For multiple businesses owners who have been operating for many years, especially family-owned businesses, what succession will look like is likely to be front of mind. 

Succession can take a number of different forms e.g. sale to a third party, management buyout or passing the business to the next generation, and the route your business takes will have an impact on your retirement plans of the owners and your family.

For some, a third party sale releases the value in the business, allowing the owners to plan for their financial future. This often comes with a strong desire to protect that wealth, by ensuring funds are invested in a way that matches risk, whilst protecting family’s assets from unwanted claims.  However, before you can consider the protection of your assets, you need to understand what funds you will be left with after the sale. 

Business Asset Disposal Relief (BADR) and current Capital Gains Tax rates

Currently, a trading business (this doesn’t include ‘passive’ businesses such as property lettings) can benefit from Business Asset Disposal Relief (BADR), previously known as Entrepreneur’s Relief. If eligible, this reduces the rate of Capital Gains Tax (CGT) to 10% on disposals up to £1 million (the lifetime limit), with the remaining balance taxed at 20%.  The issue that may be weighing on the minds of some business owners is, where will CGT rates end up?

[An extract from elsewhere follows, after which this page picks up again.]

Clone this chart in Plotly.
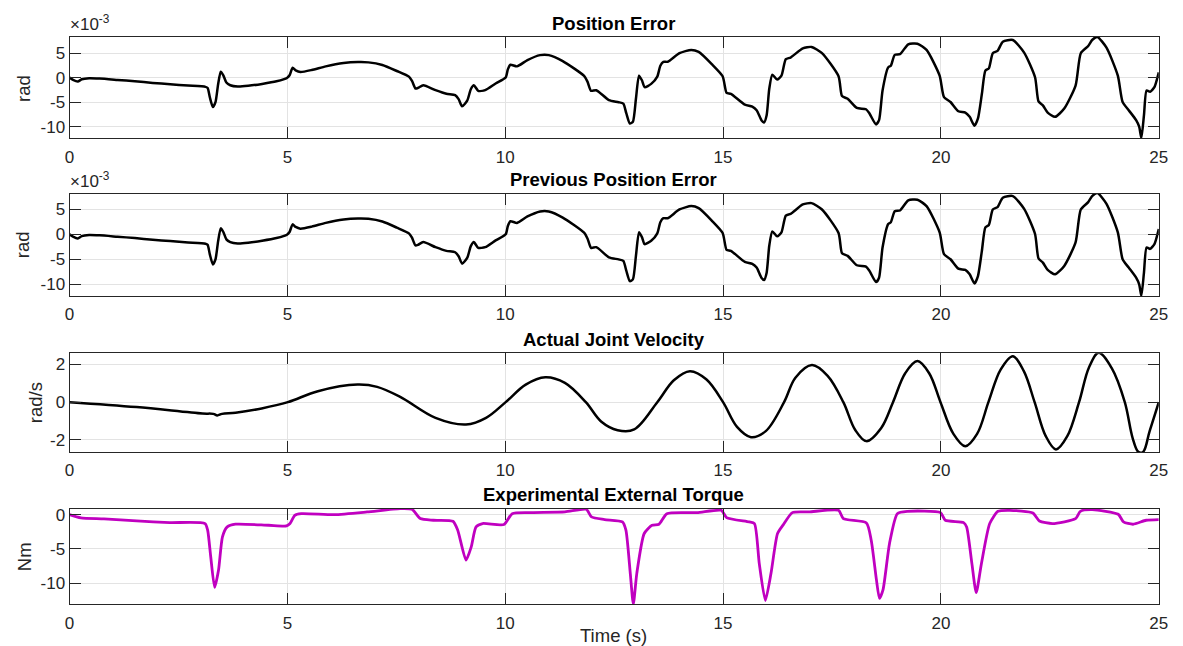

Speculated changes to Capital Gains Tax

There has been speculation about whether Labour will increase the rate of CGT to raise sums estimated at up to £8bn to help fund public services, but, as yet, this is a subject on which they would not be drawn. However, it is worth noting that it is only since April 2008 that gains have not been taxed at marginal rates, generally the top rate of income tax. If this were to be reintroduced any sale of a business would be taxed much more heavily.  Assuming there remained a business relief, allowing £1 million of any sale to be taxed at 10% (and there have been reliefs like this for many years), then it would only be the amount above £1 million that would suffer tax rates as high as 45%.

As an example, a business sold for £2 million would currently suffer tax of £300,000, leaving the owner £1.7 million for their retirement.  Whereas, if there were to be a change in the rates to align with an individual's marginal rate, then this tax bill on sale could increase to £550,000 - an increase of £250,000, an 83% increase in the tax due. 

Planning for the Sale

There is often planning that can be undertaken in advance of any business sale, but this needs at least two years to implement, although it can ensure there is more than one 10% band spreading the tax, but also the proceeds across spouses and family members. However, this assumes that the new Government decides to retain BADR.

Navigating change

As the new Labour Government takes charge, individuals must adapt to potential changes in policies and taxes. If planning for succession is a key priority it is important to consider how any future changes could impact your plans.